Plaintiff must avoid excessive repetition of the same allegations. Plaintiff must avoid narrative and storytelling. That is, the complaint should not include every detail of what happened, nor recount the details of conversations (unless necessary to establish the claim), nor give a running account of plaintiff's hopes and thoughts. Rather, the amended complaint should contain only those facts needed to show how the defendant legally wronged the plaintiff.
The amended complaint must not force the court and the defendants to guess at what is being alleged against whom. See McHenry v. Renne, 84 F.3d 1172, 1177 (9th Cir. 1996) (affirming dismissal of a complaint where the district court was "literally guessing as to what facts support the legal claims being asserted against certain defendants"). The amended complaint must not require the court to spend its time "preparing the 'short and plain statement' which Rule 8 obligated plaintiffs to submit." Id. at 1180. The amended complaint must not require the court and defendants to prepare lengthy outlines "to determine who is being sued for what." Id. at 1179.

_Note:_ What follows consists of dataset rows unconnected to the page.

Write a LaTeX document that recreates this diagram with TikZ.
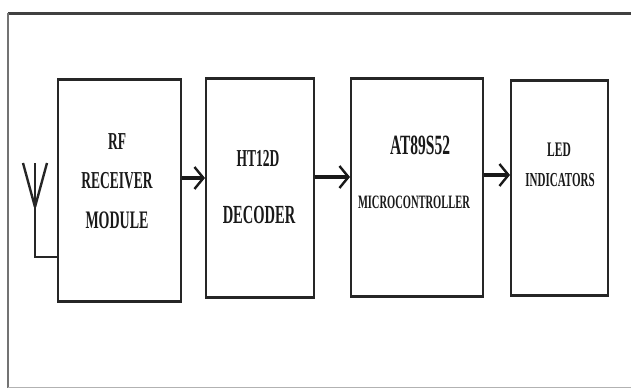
\documentclass[tikz,border=0pt]{standalone}
\usepackage{fontspec}
\setmainfont{Liberation Serif}
\usetikzlibrary{arrows.meta}
\newcommand\stretchtxt[2]{\scalebox{1}[1.8]{\fontsize{#1}{#1}\selectfont\bfseries #2}}
\begin{document}
\begin{tikzpicture}[x=1pt,y=-1pt,
  box/.style={draw=black!85, line width=1.8pt, inner sep=0pt, anchor=north west},
  lbl/.style={inner sep=0pt, text=black!90},
  arr/.style={line width=3.5pt, draw=black!90, -{Straight Barb[length=9pt,width=22pt,line width=2.4pt]}},
  wire/.style={line width=2.4pt, draw=black!85}]
\useasboundingbox (0,0) rectangle (631,388);
% frame
\draw[line width=3pt, black!75] (8,13) -- (631,13);
\draw[line width=1.5pt, black!55] (8,13) -- (8,388);
\draw[line width=1pt, black!30] (8,387) -- (631,387);
% boxes
\node[box, minimum width=123pt, minimum height=221pt] (rf) at (57,79) {};
\node[box, minimum width=108pt, minimum height=218pt] (hd) at (205,78) {};
\node[box, minimum width=132pt, minimum height=217pt] (mc) at (350,78) {};
\node[box, minimum width=97pt, minimum height=214pt] (led) at (510,80) {};
\foreach \n in {rf,hd,mc,led}{
  \draw[line width=3pt, black!85] (\n.north west) -- (\n.north east);
  \draw[line width=3pt, black!85] (\n.south west) -- (\n.south east);
}
% labels
\node[lbl] (t1) at (117,142) {\stretchtxt{13.5}{RF}};
\node[lbl] (t2) at (117,181) {\stretchtxt{13.5}{RECEIVER}};
\node[lbl] (t3) at (117,220) {\stretchtxt{14}{MODULE}};
\node[lbl] (t4) at (258,158) {\stretchtxt{13.5}{HT12D}};
\node[lbl] (t5) at (259,215) {\stretchtxt{14.5}{DECODER}};
\node[lbl] (t6) at (420,145) {\stretchtxt{15.5}{AT89S52}};
\node[lbl] (t7) at (414,202) {\stretchtxt{10.5}{MICROCONTROLLER}};
\node[lbl] (t8) at (559,150) {\stretchtxt{11.5}{LED}};
\node[lbl] (t9) at (560,180) {\stretchtxt{11}{INDICATORS}};
% arrows
\coordinate (a1) at (0,178);
\coordinate (a2) at (0,177);
\coordinate (a3) at (0,175);
\draw[arr] (rf.east |- a1) -- (hd.west |- a1);
\draw[arr] (hd.east |- a2) -- (mc.west |- a2);
\draw[arr] (mc.east |- a3) -- (led.west |- a3);
% antenna
\coordinate (ant) at (35,163);
\coordinate (antj) at (35,207);
\coordinate (antb) at (35,257);
\draw[wire, line join=round] (23,163) -- (antj) -- (47,163);
\draw[wire] (ant) -- (antb) -- (rf.west |- antb);
\end{tikzpicture}
\end{document}
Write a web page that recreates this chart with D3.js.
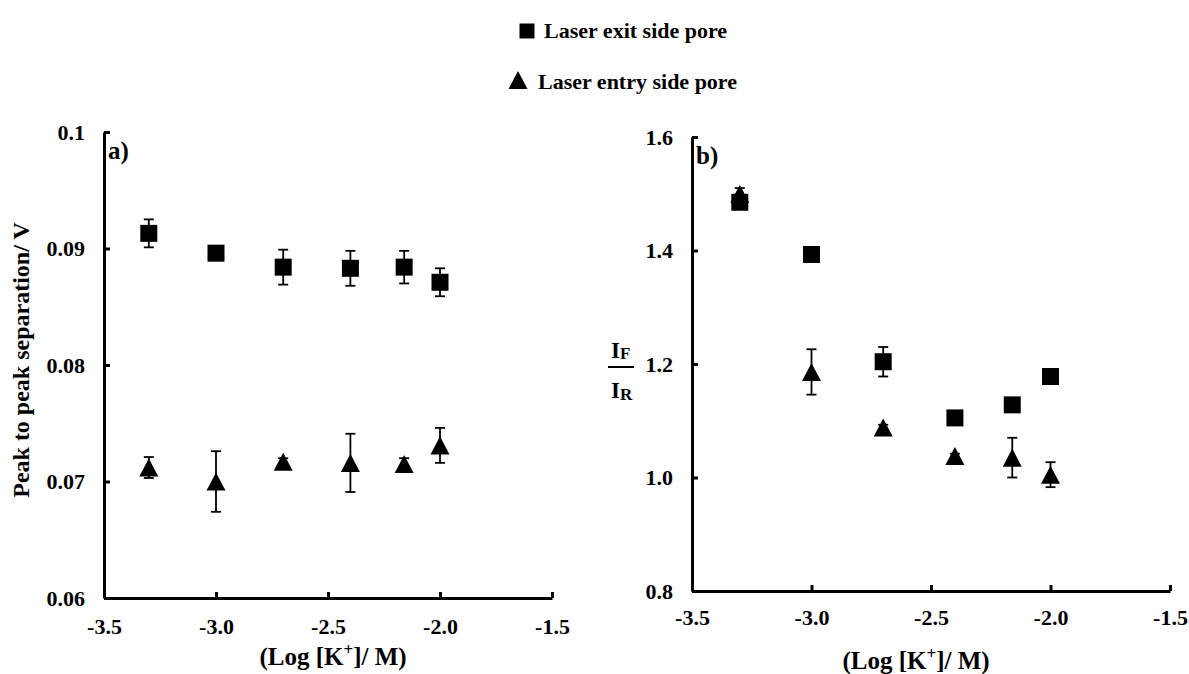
<!DOCTYPE html>
<html><head><meta charset="utf-8">
<script src="https://cdn.jsdelivr.net/npm/d3@7"></script>
<style>
body{margin:0;background:#fff;}
svg{display:block;}
text{font-family:"Liberation Serif","Times New Roman",serif;font-weight:bold;fill:#000;}
</style></head>
<body>
<svg id="chart" width="1189" height="674"></svg>
<script>
// ---- data ----
const logK = [-3.3, -3.0, -2.7, -2.4, -2.16, -2.0];
// panel a: peak to peak separation / V
const sepExit      = [0.0913, 0.0896, 0.0884, 0.0883, 0.0884, 0.0871];
const sepExitErr   = [0.0012, 0.0003, 0.0015, 0.0015, 0.0014, 0.0012];
const sepEntry     = [0.0712, 0.0700, 0.0717, 0.0716, 0.0715, 0.0731];
const sepEntryErr  = [0.0009, 0.0026, 0.0003, 0.0025, 0.0005, 0.0015];
// panel b: IF/IR
const ratioExit     = [1.485, 1.393, 1.204, 1.105, 1.128, 1.178];
const ratioExitErr  = [0.008, 0.005, 0.026, 0.004, 0.004, 0.004];
const ratioEntry    = [1.500, 1.186, 1.088, 1.038, 1.035, 1.005];
const ratioEntryErr = [0.010, 0.040, 0.005, 0.004, 0.035, 0.022];
// ticks
const xTicks = [-3.5, -3.0, -2.5, -2.0, -1.5];
const xTickLabels = ["-3.5", "-3.0", "-2.5", "-2.0", "-1.5"];
const yTicksA = [0.06, 0.07, 0.08, 0.09, 0.1];
const yTickLabelsA = ["0.06", "0.07", "0.08", "0.09", "0.1"];
const yTicksB = [0.8, 1.0, 1.2, 1.4, 1.6];
const yTickLabelsB = ["0.8", "1.0", "1.2", "1.4", "1.6"];
const seriesNames = ["Laser exit side pore", "Laser entry side pore"];

const svg = d3.select("#chart");

// custom triangle centred on its bounding box
const triType = {draw(ctx, size){
  const w = Math.sqrt(size) , h = w * 0.95;
  ctx.moveTo(0, -h/2); ctx.lineTo(w/2, h/2); ctx.lineTo(-w/2, h/2); ctx.closePath();
}};
const squareSym = d3.symbol().type(d3.symbolSquare).size(17*17);
const triSym = d3.symbol().type(triType).size(19*19);

function panel(cfg){
  const g = svg.append("g");
  const x = d3.scaleLinear().domain([-3.5, -1.5]).range([cfg.x0, cfg.x1]);
  const y = d3.scaleLinear().domain(cfg.yDomain).range([cfg.y1, cfg.y0]);

  const yAxis = d3.axisLeft(y).tickValues(cfg.yTicks)
    .tickFormat((d,i)=>cfg.yLabels[i]).tickSizeInner(-6).tickSizeOuter(0).tickPadding(19);
  const xAxis = d3.axisBottom(x).tickValues(xTicks)
    .tickFormat((d,i)=>xTickLabels[i]).tickSizeInner(-6).tickSizeOuter(0).tickPadding(cfg.xPad);

  const gx = g.append("g").attr("transform", `translate(0,${cfg.y1})`).call(xAxis);
  const gy = g.append("g").attr("transform", `translate(${cfg.x0},0)`).call(yAxis);
  [gx, gy].forEach(a=>{
    a.select(".domain").attr("stroke","#000").attr("stroke-width",3);
    a.selectAll(".tick line").attr("stroke","#000").attr("stroke-width",3);
    a.selectAll(".tick text").attr("font-family",'"Liberation Serif","Times New Roman",serif')
      .attr("font-weight","bold").attr("font-size",22).attr("fill","#000");
  });

  function drawSeries(vals, errs, sym){
    const pts = logK.map((k,i)=>({k, v:vals[i], e:errs[i]}));
    const eb = g.append("g").attr("stroke","#000").attr("stroke-width",1.8).attr("fill","none");
    pts.forEach(p=>{
      const yt = y(p.v + p.e), yb = y(p.v - p.e), xc = x(p.k);
      eb.append("line").attr("x1",xc).attr("x2",xc).attr("y1",yt).attr("y2",yb);
      eb.append("line").attr("x1",xc-5).attr("x2",xc+5).attr("y1",yt).attr("y2",yt);
      eb.append("line").attr("x1",xc-5).attr("x2",xc+5).attr("y1",yb).attr("y2",yb);
    });
    g.append("g").selectAll("path").data(pts).join("path")
      .attr("d", sym).attr("fill","#000")
      .attr("transform", p=>`translate(${x(p.k)},${y(p.v)})`);
  }
  drawSeries(cfg.exit, cfg.exitErr, squareSym);
  drawSeries(cfg.entry, cfg.entryErr, triSym);

  g.append("text").attr("x", cfg.x0 + 4).attr("y", cfg.y0 + 27)
    .attr("font-size", 25).text(cfg.tag);
  g.append("text").attr("x", cfg.xLabelX).attr("y", cfg.xLabelY)
    .attr("text-anchor","middle").attr("font-size",25)
    .call(t=>{ t.append("tspan").text("(Log [K");
               t.append("tspan").attr("dy",-10).attr("font-size",17).text("+");
               t.append("tspan").attr("dy",10).text("]/ M)"); });
  return {g, x, y};
}

panel({x0:104, x1:552, y0:132, y1:598, yDomain:[0.06,0.1], yTicks:yTicksA, yLabels:yTickLabelsA,
  xPad:20, exit:sepExit, exitErr:sepExitErr, entry:sepEntry, entryErr:sepEntryErr,
  tag:"a)", xLabelX:333, xLabelY:665});
panel({x0:692, x1:1170, y0:137, y1:591, yDomain:[0.8,1.6], yTicks:yTicksB, yLabels:yTickLabelsB,
  xPad:18, exit:ratioExit, exitErr:ratioExitErr, entry:ratioEntry, entryErr:ratioEntryErr,
  tag:"b)", xLabelX:916, xLabelY:669});

// y label panel a
svg.append("text").attr("transform","translate(29,360) rotate(-90)")
  .attr("text-anchor","middle").attr("font-size",24).text("Peak to peak separation/ V");

// y label panel b : IF / IR fraction
const fr = svg.append("g").attr("font-size",23);
fr.append("text").attr("x",611).attr("y",358).call(t=>{
  t.append("tspan").text("I"); t.append("tspan").attr("font-size",17).attr("dy",1).text("F");});
svg.append("line").attr("x1",608).attr("x2",634).attr("y1",367).attr("y2",367)
  .attr("stroke","#000").attr("stroke-width",2);
fr.append("text").attr("x",611).attr("y",398).call(t=>{
  t.append("tspan").text("I"); t.append("tspan").attr("font-size",17).attr("dy",2).text("R");});

// legend
const lg = svg.append("g");
lg.append("path").attr("d", d3.symbol().type(d3.symbolSquare).size(15*15)()).attr("fill","#000")
  .attr("transform","translate(527,31)");
lg.append("text").attr("x",544).attr("y",38).attr("font-size",22).text(seriesNames[0]);
lg.append("path").attr("d", d3.symbol().type(triType).size(19*19)()).attr("fill","#000")
  .attr("transform","translate(518,80)");
lg.append("text").attr("x",538).attr("y",89).attr("font-size",22).text(seriesNames[1]);
</script>
</body></html>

Also, the amended complaint must not refer to a prior pleading in order to make plaintiff's amended complaint complete. An amended complaint must be complete in itself without reference to any prior pleading. Eastern District of California Local Rule 220. This is because, as a general rule, an amended complaint supersedes the original complaint. See Pacific Bell Tel. Co. v. Linkline Communications, Inc., 555 U.S. 438, 456 n.4 (2009) ("[n]ormally, an amended complaint supersedes the original complaint") (citing 6 C. Wright & A. Miller, Federal Practice & Procedure § 1476, pp. 556 57 (2d ed. 1990)). Therefore, in an amended complaint, as in an original complaint, each claim and the involvement of each defendant must be sufficiently alleged. Presumably this will not be an overly difficult task for a licensed counsel.
CONCLUSION
In light of the foregoing IT IS HEEREBY ORDERED that:
1. Plaintiff Grand Sheik Love EL's request to proceed in forma pauperis (ECF No. 2) is GRANTED;
Granting this status should not be interpreted to mean that this court finds Grand Sheik EL to be a proper party plaintiff, because as discussed above he clearly is not under the current complaint. If this plaintiff cannot plead a connection to and an interest in the claims ultimately presented by the Temple he should not participate as a plaintiff in filing the amended complaint.
2. The complaint (ECF No. 1), is DISMISSED because the real party in interest cannot go forward without representation by counsel and the present complaint does not contain the short and plain statement of the claim required by Rule 8(a).
3. Plaintiff Temple shall have 45 days from the date of this order to acquire counsel and for that counsel to file an amended complaint that complies with the instructions given above. If plaintiff fails to timely comply with this order, the undersigned may recommend that this action be dismissed.
4. The Amended Complaint shall be so denoted in the caption of the document as "First Amendment Complaint."